Bear Island was discovered in 1596 by arctic explorer William Barents. The origins of its name is as frightening as it’s straight forward. Crossing over to the island from their vessel, Barents and his crew met a polar bear on the swim. Hence the name. Even though the king of the cold North hasn’t been seen lately, a polar bear is one local you don’t want to meet either on land or in water.
What William Barents felt when he discovered Bear Island is beyond our imagination. But the feeling a surfer experiences by discovering a peeling wave is a familiar one. The joy of watching waves break. Understanding how the current moves, where to paddle, mind surfing the thing right in front of your eyes, just minutes before you’re actually tripping down the line for the first time.
Kristine has travelled the world, she’s visited some of the most famous spots in the world, she’s done the traditional road trips and surf adventures. She’s done Hawaii. She’s explored Europe. Bear Island differs from them all. A spot check with a rifle on your back and a polar bear lookout on land isn’t everyday life for most surfers.

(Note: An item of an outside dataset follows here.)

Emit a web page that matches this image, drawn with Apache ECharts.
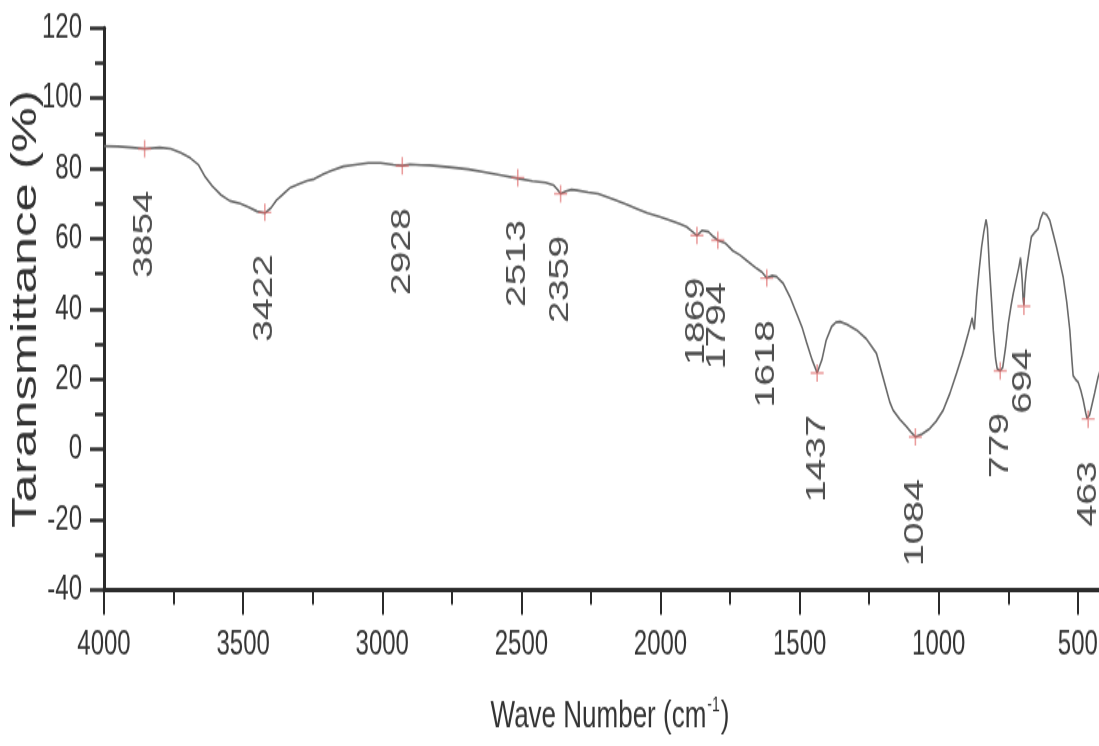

Empty waves, spectacular scenery, exotic unlike anywhere else. Bear Island might sound like an arctic paradise. But all is far from perfect. Especially when it comes to man-made pollution. According to local records, there's only nine people who live on the island, so Kristine has more than waves on her mind when it comes to protecting this stunning coastline.
Kristine, how is it to live and work in a place like this?
Life on Bear Island is great. The nature is jaw dropping with steep mountains rising directly from the ocean floor. Arctic birds, spectacular light. I especially remember the first sunset after months of midnight sun. Bear Island is located so far north that in the summer months, the sun never sets. The winters are drenched in darkness.
What’s at stake when surfing at places like this?
The biggest risk is probably if I get hurt or experience a serious hold down. My polar bear lookout isn’t wearing a wetsuit, so it’s not easy to get any help in the sea. There haven’t been any polar bear sightings in years, but we always wear a rifle whenever we leave basecamp. You never know what might lurk around the corner.
Surfers are selfish. Especially when it comes to waves. But when crowds aren’t an issue, how does it really feel to surf these arctic waters?
As the only surfer on the island, it’s a bit lonely in the ocean.
Still, I’ve had some epic days by myself and it’s mind blowing to surf a place where almost no one ever has surfed. But honestly, I’d prefer a friend or two in the line up with me.
And you mentioned there seems to be a plastic problem, there's only nine people on the island...
Unfortunately there’s so much garbage on these beaches. But we do our best to contribute to removing it. Most of it is from the fishing industry. There are lots of dangers out there, but the fact that only 9 per cent of the plastic that’s produced is recycled scares me. 11 per cent is burned, the rest ends up in nature.
We’ve decided to do what we can and remove as much plastic as possible, while we’re here. After all – you can’t surf empty waves all day long anyways.